English Software developer into open source and run Linux everywhere I can.
I only recently signed up (although known about OSM for a year or two) and got into contributing; attended my 1st mapping party Aug'08 for SW London. I was co-organiser for my second one after noticing an old home-town (Farnham, Surrey) was missing a lot. Who knows what the third one will be!
Links: [my website] . If you come across a jgbreezer elsewhere, its sure to be me, sometimes I go by/display-name of Breezer but it could be someone else.
Personal knowledge of Farnham(Surrey) (especially SW of town) and bits of Guildford, SW London zone 3-or-so (Balham/Tooting area), Colchester(Essex) and some of the outlying north-side villages, Farnborough(Hampshire) and Cove, and maybe vague memories of a few other south-east-england towns in Kent/Essex/Herts/Hants; mostly near the borders of each of these (funny how I've generally always lived pretty near a county border, blame my folks for most of that - and I mean just a few miles not in the way that everybody in the UK isn't that far from a county border).
Commute to London and am doing little updates for missing amenities when I feel spurts of inspiration as most of the roads I tend to go anywhere near are done. Since most of the work around my area is done, I'm filling in the extras. I have worked for the Post Office before so that and a mention on the Ubuntu-UK podcast by an OSM-associated interviewee got me an almost obsessive need fill them in. Also to fill in postbox reference numbers (eg ref=SE1 28) if I'm not too tired to stop and have the time, after a comment on one of my [diary entries] suggested adding the info. They give a good idea of the post-code area around it too (at least, the first part). Sometimes I even add the telephone numbers from phone-boxes (as eg. phone=+44-20-81234567).
Been trying out lots of Java/Symbian mapping and tracking apps for my new-ish top-spec Nokia mobile, have about 9 on the phone at the moment 'til I decide what I want to keep/not. Feel free to ask me about my experiences and opinions of them if you're just getting into one.
I also recently bought a Holux M-241, lovely little device as long as you remember to stop the logging before turning it off. Small LCD display, bluetooth 2.0, mini-USB port for data/power, runs off an AA battery (but can't charge it from the usb port). More accurate and sensitive (less prone to being thrown off by going under trees, buildings) than my phone as it has one of the latest-generation chipsets rather than a SirfStar II which my Nokia has, oh and its built for the job... Even works inside (just about, if <=2 levels below roof/or near enough a window in good weather) although it takes a while to lock on in that situation.

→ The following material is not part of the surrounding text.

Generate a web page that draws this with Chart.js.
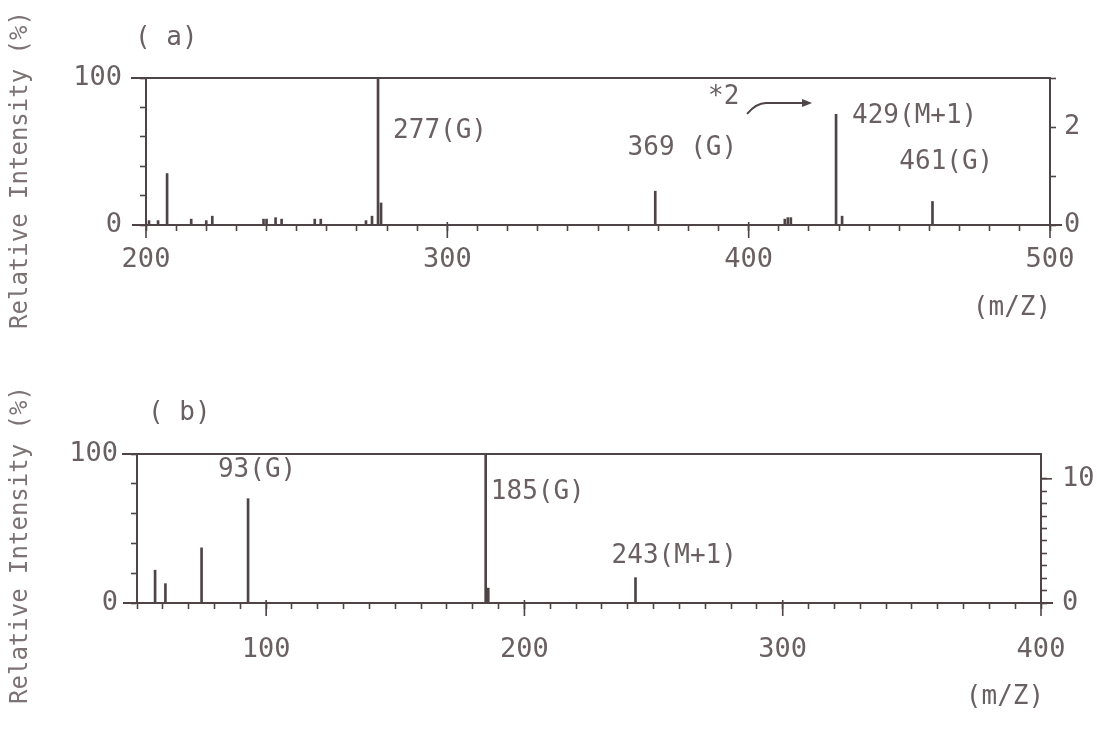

The M-241 works happily on ubuntu via the usb port (not tried bluetooth yet except to my phone as external gps unit) and you can extract the data with gpsbabel (as well as another Java app I haven't tried yet, I believe); as long as you have a recent version of gpsbabel: 1.3.5-ish compiled from latest cvs repository worked with a hack to set the static is_m241 var to 1 instead of 0. For some reason without that, it didn't want to believe it was what I said it was. Or maybe I hadn't yet got the hang of connecting/leaving it on instead of off (as the display lights up and hunts for gps with the usb connected, even if device is switched off).
Besides the java/symbian(s60) on-device software I mentioned above, I mostly use JOSM for edits/uploading, after potlatch's constant delays while fetching data/hangs while it calculates got too annoying. Still hate bits of josm (what's up with layers, really!) but it's the best I've used so far. Still need to get the taskflow a bit more streamlined (mainly in the data-gathering via gps bits) but having fun, and that's an important part; if it gets boring I'm not likely to carry on with it too long. Feels great to be contributing properly to open source.
Let's hope all this enthusiasm isn't just a passing fad!